What a beautiful place—Beijing National Seminary! But I never expected that I could not fit myself to live in that community. I do not have the energy and I do not feel happy. I thought that I might not be fit [for that seminary], so I wanted to change to another seminary. But the leader of my diocese did not understand me and told me that he would not support me if I left. He said that I should not care about anything else except my purpose [in life], which was to become a priest. Hearing those words confused me because if my only purpose [in life] and the only thing I wanted was to become a priest, then, for me it would be so bad. I want to become a priest because I want to be happy, because I want to do good. I cannot [become a priest] just because I want to become a priest, and lie to myself and to God.
— My Vocation Story, 10 June 2009
They returned to the seminary on 21 February, and classes resumed. Francis then came and talked to me as well as to Paco. But I gave him the same advice: pray and ask God what he wanted him to do.

I clearly knew I was not fit for the Benedictines. Thanks a lot, my God, [because] during that time Paco and Sid helped me to clarify what I really had to do. I talked with them for many times and from them, I first learned how to discern my vocation. Sid told me, and that was the first time I heard those words, “Francis, what is it you really want? What does God want you to do?” I had never thought about that before. I just tried to be happy and followed my heart, so I never thought of asking God.
— My Vocation Story, 10 June 2009
At the same time that Francis was discerning his vocation, another seminarian, Thomas, also came to see me. I again referred him to Paco, so they could talk in Chinese. The two would at times come to my room for a chat or to watch some videos, but I purposely did not mention anything to either Francis or Thomas about the vocation discernment of the other. I wanted them to decide on their own and not be influenced by anyone.

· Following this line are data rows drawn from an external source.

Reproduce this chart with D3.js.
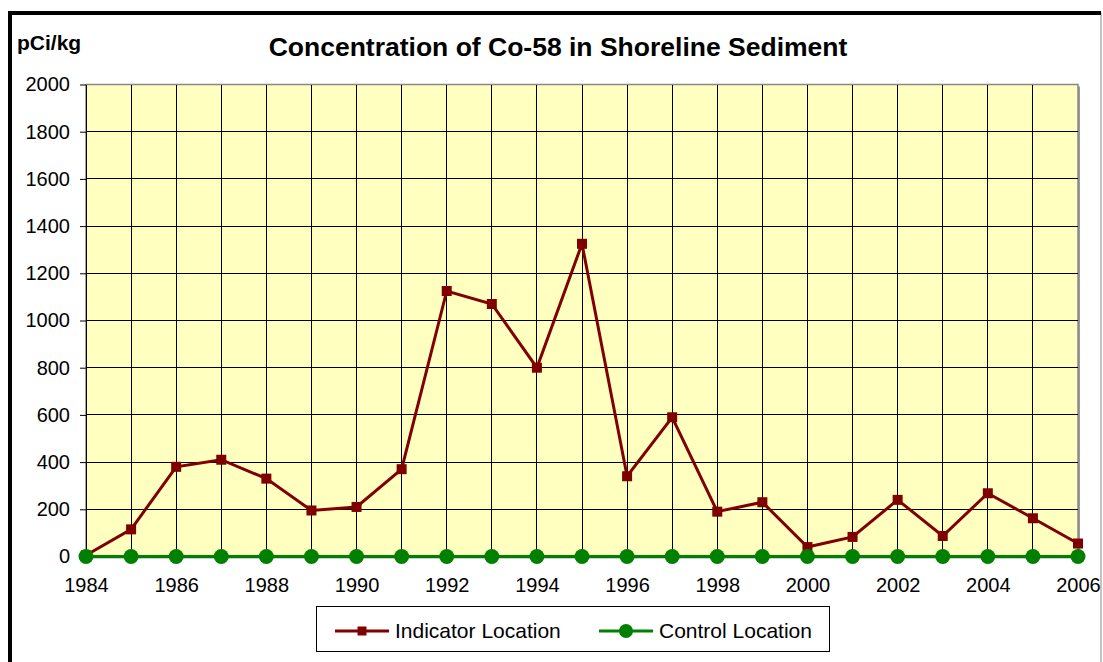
<!DOCTYPE html>
<html>
<head>
<meta charset="utf-8">
<script src="https://cdn.jsdelivr.net/npm/d3@7"></script>
<style>
  body { margin: 0; background: #fff; }
  svg { display: block; font-family: "Liberation Sans", Arial, sans-serif; }
</style>
</head>
<body>
<svg id="chart" width="1103" height="662"></svg>
<script>
const years = d3.range(1984, 2007);
const indicator = [5, 115, 380, 410, 330, 195, 210, 370, 1125, 1070, 800, 1325, 340, 590, 190, 230, 40, 83, 240, 87, 268, 162, 55];
const control = years.map(() => 0);
const yTicks = [0, 200, 400, 600, 800, 1000, 1200, 1400, 1600, 1800, 2000];
const xTicks = d3.range(1984, 2007, 2);

const svg = d3.select('#chart');
const plotL = 86, plotR = 1078, plotT = 84.5, plotB = 556.5;
const FONT = '"Liberation Sans", Arial, sans-serif';

// outer frame
svg.append('rect').attr('x', 10).attr('y', 13).attr('width', 1091).attr('height', 700)
  .attr('fill', 'none').attr('stroke', '#888').attr('stroke-width', 1);
svg.append('line').attr('x1', 10).attr('x2', 1101).attr('y1', 13).attr('y2', 13)
  .attr('stroke', '#000').attr('stroke-width', 4);
svg.append('line').attr('x1', 10).attr('x2', 10).attr('y1', 11).attr('y2', 662)
  .attr('stroke', '#000').attr('stroke-width', 4);

let x = d3.scaleLinear().domain([1984, 2006]).range([plotL, plotR]);
let y = d3.scaleLinear().domain([0, 2000]).range([plotB, plotT]);

// plot area
svg.append('rect').attr('x', plotL + 2).attr('y', plotT + 2).attr('width', plotR - plotL).attr('height', plotB - plotT)
  .attr('fill', '#999');
svg.append('rect').attr('x', plotL).attr('y', plotT).attr('width', plotR - plotL).attr('height', plotB - plotT)
  .attr('fill', '#ffffc0').attr('stroke', '#888').attr('stroke-width', 1.5);

// grid
svg.append('g').selectAll('line').data(years.slice(1, -1)).enter().append('line')
  .attr('x1', d => x(d)).attr('x2', d => x(d)).attr('y1', plotT).attr('y2', plotB)
  .attr('stroke', '#000').attr('stroke-width', 1).attr('shape-rendering', 'crispEdges');
svg.append('g').selectAll('line').data(yTicks.slice(1, -1)).enter().append('line')
  .attr('x1', plotL).attr('x2', plotR).attr('y1', d => y(d)).attr('y2', d => y(d))
  .attr('stroke', '#000').attr('stroke-width', 1).attr('shape-rendering', 'crispEdges');

// axes
let yAxis = svg.append('g').attr('transform', `translate(${plotL},0)`)
  .call(d3.axisLeft(y).tickValues(yTicks).tickSize(6).tickSizeOuter(0).tickPadding(10).tickFormat(d3.format('d')));
yAxis.attr('font-family', FONT).attr('font-size', 20);
yAxis.select('.domain').attr('stroke', '#000');
yAxis.selectAll('text').attr('fill', '#000');

let xAxis = svg.append('g').attr('transform', `translate(0,${plotB})`)
  .call(d3.axisBottom(x).tickValues(years).tickSize(0).tickPadding(21).tickFormat(d => xTicks.includes(d) ? d : ''));
xAxis.attr('font-family', FONT).attr('font-size', 20);
xAxis.select('.domain').remove();
xAxis.selectAll('text').attr('fill', '#000');

// series
let line = d3.line().x((d, i) => x(years[i])).y(d => y(d));

svg.append('path').datum(indicator).attr('d', line)
  .attr('fill', 'none').attr('stroke', '#800000').attr('stroke-width', 3);
svg.append('g').selectAll('rect').data(indicator).enter().append('rect')
  .attr('x', (d, i) => x(years[i]) - 5).attr('y', d => y(d) - 5)
  .attr('width', 10).attr('height', 10).attr('fill', '#800000');

svg.append('path').datum(control).attr('d', line)
  .attr('fill', 'none').attr('stroke', '#008000').attr('stroke-width', 3);
svg.append('g').selectAll('circle').data(control).enter().append('circle')
  .attr('cx', (d, i) => x(years[i])).attr('cy', d => y(d)).attr('r', 7.5).attr('fill', '#008000');

// titles
svg.append('text').attr('x', 558).attr('y', 56).attr('text-anchor', 'middle')
  .attr('font-size', 26.5).attr('font-weight', 'bold').text('Concentration of Co-58 in Shoreline Sediment');
svg.append('text').attr('x', 17).attr('y', 50)
  .attr('font-size', 21).attr('font-weight', 'bold').text('pCi/kg');

// legend
let legend = svg.append('g');
legend.append('rect').attr('x', 316.5).attr('y', 606.5).attr('width', 513).attr('height', 45)
  .attr('fill', '#fff').attr('stroke', '#000').attr('stroke-width', 1);
let items = [
  { name: 'Indicator Location', color: '#800000', shape: 'square', x: 335 },
  { name: 'Control Location', color: '#008000', shape: 'circle', x: 599 }
];
items.forEach(it => {
  let g = legend.append('g');
  g.append('line').attr('x1', it.x).attr('x2', it.x + 54).attr('y1', 631).attr('y2', 631)
    .attr('stroke', it.color).attr('stroke-width', 3);
  if (it.shape === 'square') {
    g.append('rect').attr('x', it.x + 22.5).attr('y', 626.5).attr('width', 9).attr('height', 9).attr('fill', it.color);
  } else {
    g.append('circle').attr('cx', it.x + 27).attr('cy', 631).attr('r', 7).attr('fill', it.color);
  }
  g.append('text').attr('x', it.x + 60).attr('y', 638).attr('font-size', 21).text(it.name);
});
</script>
</body>
</html>
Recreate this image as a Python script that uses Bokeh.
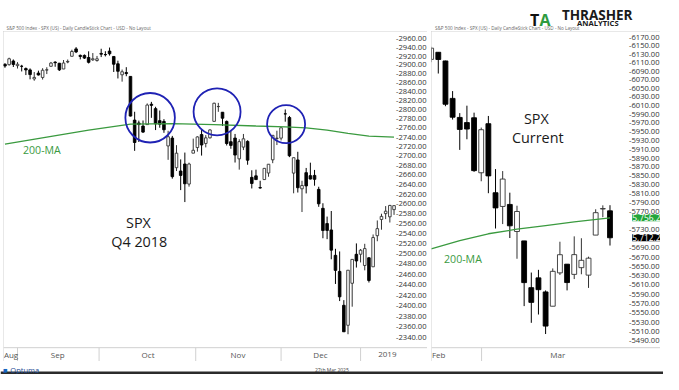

While their classmates tried to ignore the restlessness and anxiety they were feeling, even as they had decided to suffer in silence for the sake of their vocation, these two were willing to leave everything in order to discern and follow God’s call.

Thomas went and told the rector that he wanted to leave, but the rector advised him to think over his decision for a month. Francis also went to see their rector in the first days of March and told him that he did not want to become a Benedictine. The rector explained to him that to be a Benedictine was optional. He talked to the rector again, but instead of telling him that he wanted to leave the seminary, he told him the truth about his vocation: he went to the minor seminary, but he did not really want to become a priest. Once he told the rector that he did not want to become a priest, he was allowed to leave the seminary as soon as he was ready.

After that I thought about my vocation for a long time and I prayed. After a month I decided to leave. So after talking to my rector twice, I left.
I have really loved that life after half a year in the seminary, but I left because of many problems. I still remember that night [when I left the seminary], I could not sleep because I really missed my life there and I missed my brothers. I felt so lonely. Maybe I was wrong. I asked God, “Why do I feel so sad?” At that moment I thought that I should end that journey; I have to renew my life.